Thebeginingoftheend · 16/12/2023 12:08

I shouldn't have said covered in bruises. Sorry, I just meant she's getting bruises from him, so she has one on her head and a couple on her arms.

We don't have help from the local LA. We have a community padatrician, but they aren't seeing him again until after he's had his autism assessment which could be another two years.

Nursery are good and are getting a echp in place but that doesn't really help at home.

OP posts:
Thebeginingoftheend · 16/12/2023 12:11

We've had portage in the past and they've allocated a specialist teacher but nothing more.

I'll have a look and see what help is available.

OP posts:
Phineyj · 16/12/2023 14:51

Do you have a partner? If so, and certainly at the weekends, another tactic would be take one child each as much as possible.

Your DS must be extremely frustrated if he can't walk or communicate. Does he use Pecs or anything like that? Does he find anything regulating - being in water? Sand? Being outside? Swings? Chewing? Music? Tight clothes? Jumping on piles of cushions?

If there's something - do it a lot!

I have an ASC child but totally different needs. She did give me and DH quite a few bruises when she was younger though. Tag teaming, house proofing, gates, locks, throwable stuff behind sofa or on high shelves - we did a lot of that.

She's turned into a decent footballer...

KCSIE · 16/12/2023 14:54

Does your eldest get 1:1 time with you?
Try and give as much 1:1 as you can. Might be lashing out at the baby sibling for coming along and taking mummy's time away....just a thought

comfyoldcardi · 16/12/2023 15:13

You need a handyman to create a partition of some sort. Look at extendable dog gates. They are taller than toddler gates but work in exactly the same way. My sister had one to keep her dog sectioned off in her kitchen. You just need a safe partition for when you can't be hands on.

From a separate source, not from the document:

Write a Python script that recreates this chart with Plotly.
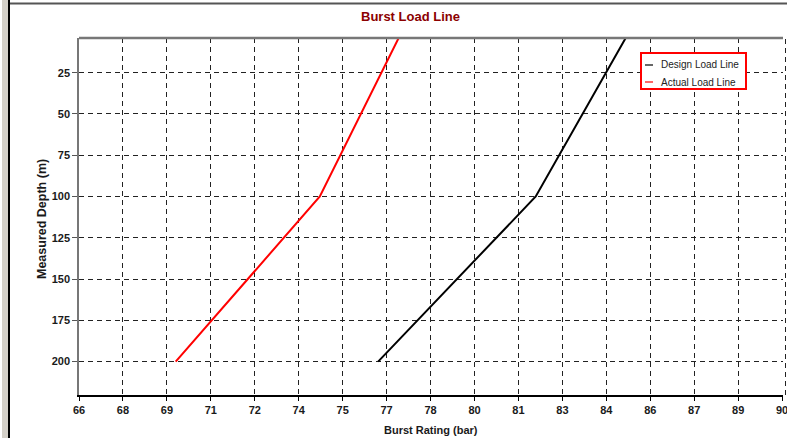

Elisheva · 16/12/2023 15:14

If he is developmentally delayed and has limited language then his understanding of cause and effect will be minimal, therefore being stern/time out will have no effect. If he throws or hits then a clear and consistent ‘no’ accompanied by a sign. Otherwise for the time being you will have to be monitoring them to prevent him harming her. Exhausting I know, but he is not being malicious. Will she go in a sling?
Have you tried teaching him how to positively interact with he? Showing him how to touch gently, giving him two things and showing him how to give her one, then copious praise and rewards for the right behaviour.